Bubbles exaggerate reality but are not formed out of thin air. Cheap money and strong growth are the usual ingredients for bubble-making. Both existed over the past five years. But now, China depends entirely on cheap money to support overvalued assets. Cheap money came from past exports and was warehoused in banks. Cash also came from hot money inflows due to the yuan's peg to the dollar and weak Fed dollar policy.
Neither money source is sustainable. The dollar has bottomed. The Fed will begin raising interest rates in 2010. The combination of China's strong loan and weak export growth is reducing bank liquidity, but inflation soon may force China to tighten anyway. The cheap money may not last long.
China's exports are recovering from a low base a trend that may last through 2010. But one should not confuse low base recovery with a revival of past trends.
The high export growth era is over for three reasons. China's market share in global trade is twice as big as its GDP share. The odds are low that China could continue to expand its market share. Second, the tide won't rise as fast as before. The Greenspan era saw a credit bubble supercharge western consumption, but the bubble has burst.
(Excerpt) Read more at businessinsider.com ...
Ping!
Heh. Lot of that going around.
Those crazy Chinese. We never fall for Ponzi schemes and bubbles here in the U.S.
a western employment crisis will lead to protectionism targeting China...
I think the U.S. recently raised a tax in tires from China, and the more or less continual warnings of a trade war with China seem to be kicking up a little more than usual lately (example here http://www.marketwatch.com/story/china-still-offers-opportunities-2010-01-04).
Andy Xie assumes the chinese economy functions independently. I believe that the economy and Gov’ts destiny are intertwined. Cycles go up and down, but the economy will only go into crisis if there are divisions in the Party.
That is usually how economists or financial analysts tend to view economy. Of course not, especially in China.
It’s a start.
AMERICA FIRST.
......The overwhelming desire for getting rich quick dominates every nook, fissure and strata of Chinese society.....
No where does he mention the primary driving force behind this statement. That driving force is economic freedom. It is relative of course but compared to a half century of Maoist communism, it is great. To write of bubbles is merely to be a rider on the current bandwagon.

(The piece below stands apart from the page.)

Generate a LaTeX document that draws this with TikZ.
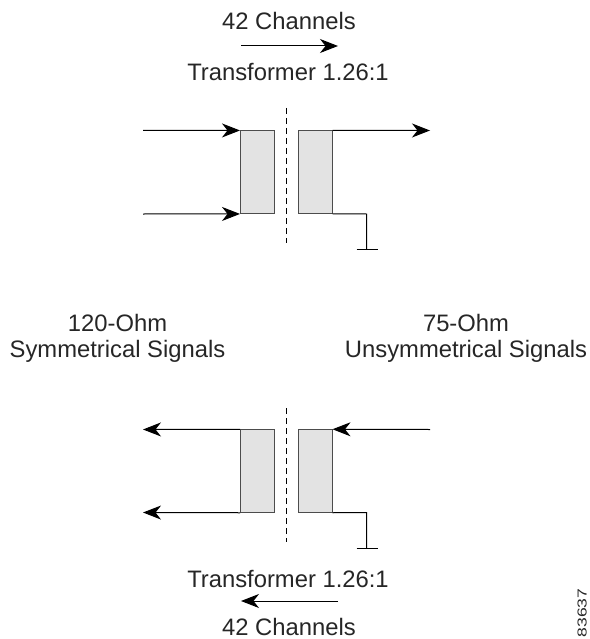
\documentclass[tikz,border=0pt]{standalone}
\usepackage{fontspec}
\setmainfont{Liberation Sans}
\usetikzlibrary{arrows.meta}
\tikzset{
  x=1pt,y=-1pt,
  core/.style={draw=black!70,fill=black!11,line width=1pt,minimum width=34pt,minimum height=83.5pt,inner sep=0pt,outer sep=0pt},
  wire/.style={draw=black,line width=1pt},
  sig/.style={wire,-{Stealth[length=18pt,width=14pt,inset=5.5pt]}},
  iso/.style={draw=black,line width=1pt,dash pattern=on 6pt off 4pt},
  lbl/.style={font=\fontsize{23.8}{26}\selectfont,text=black!85,inner sep=0pt,anchor=base},
}
\begin{document}
\begin{tikzpicture}
\useasboundingbox (0,0) rectangle (589,639);
% labels
\node[lbl] (ch1) at (289,30) {42 Channels};
\node[lbl] (tr1) at (288,81) {Transformer 1.26:1};
\node[lbl] (o1a) at (117.5,331) {120-Ohm};
\node[lbl] (o1b) at (117.5,357) {Symmetrical Signals};
\node[lbl] (o2a) at (466,331) {75-Ohm};
\node[lbl] (o2b) at (466,357) {Unsymmetrical Signals};
\node[lbl] (tr2) at (288,587) {Transformer 1.26:1};
\node[lbl] (ch2) at (289,635) {42 Channels};
% top transformer
\node[core] (tl) at (257,172.2) {};
\node[core] (tr) at (315.5,172.2) {};
\coordinate (ta1) at (143,130.5);
\coordinate (ta2) at (143,214);
\coordinate (ta3) at (430,130.5);
\coordinate (td1) at (286.5,108);
\coordinate (td2) at (286.5,243);
\coordinate (tg1) at (366.5,214);
\coordinate (tg2) at (366.5,249);
\coordinate (tg3) at (356.5,249);
\coordinate (tg4) at (377.5,249);
\coordinate (tm1) at (241,46);
\coordinate (tm2) at (338,46);
\draw[sig] (ta1) -- (tl.north west);
\draw[sig] (ta2) -- (tl.south west);
\draw[sig] (tr.north east) -- (ta3);
\draw[iso] (td1) -- (td2);
\draw[wire] (tr.south east) -- (tg1) -- (tg2);
\draw[wire] (tg3) -- (tg4);
\draw[sig] (tm1) -- (tm2);
% bottom transformer
\node[core] (bl) at (257,471) {};
\node[core] (br) at (315.5,471) {};
\coordinate (ba1) at (143,429.5);
\coordinate (ba2) at (143,512.5);
\coordinate (ba3) at (430,429.5);
\coordinate (bd1) at (286.5,408);
\coordinate (bd2) at (286.5,542);
\coordinate (bg1) at (366.5,512.5);
\coordinate (bg2) at (366.5,548);
\coordinate (bg3) at (356.5,548);
\coordinate (bg4) at (377.5,548);
\coordinate (bm1) at (338,601);
\coordinate (bm2) at (241,601);
\draw[sig] (bl.north west) -- (ba1);
\draw[sig] (bl.south west) -- (ba2);
\draw[sig] (ba3) -- (br.north east);
\draw[iso] (bd1) -- (bd2);
\draw[wire] (br.south east) -- (bg1) -- (bg2);
\draw[wire] (bg3) -- (bg4);
\draw[sig] (bm1) -- (bm2);
\node[rotate=90,anchor=base west,font=\fontsize{13}{14}\selectfont,inner sep=0pt,text=black!85] (idn) at (586.5,637.5) {\scalebox{1.35}[1]{83637}};
\end{tikzpicture}
\end{document}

The real story is about the will to advance and have a better life for self and family. That story is going to be the one to be revisited time after time for a hundred years.
The sad thing is the Chinese slave labor (err proud Chinese workers) will always be there to make things to get china out of any bubble they may find themselves in. Here we are in worse shape as our workers overprice themselves out of the global markets and we are now a consumer market.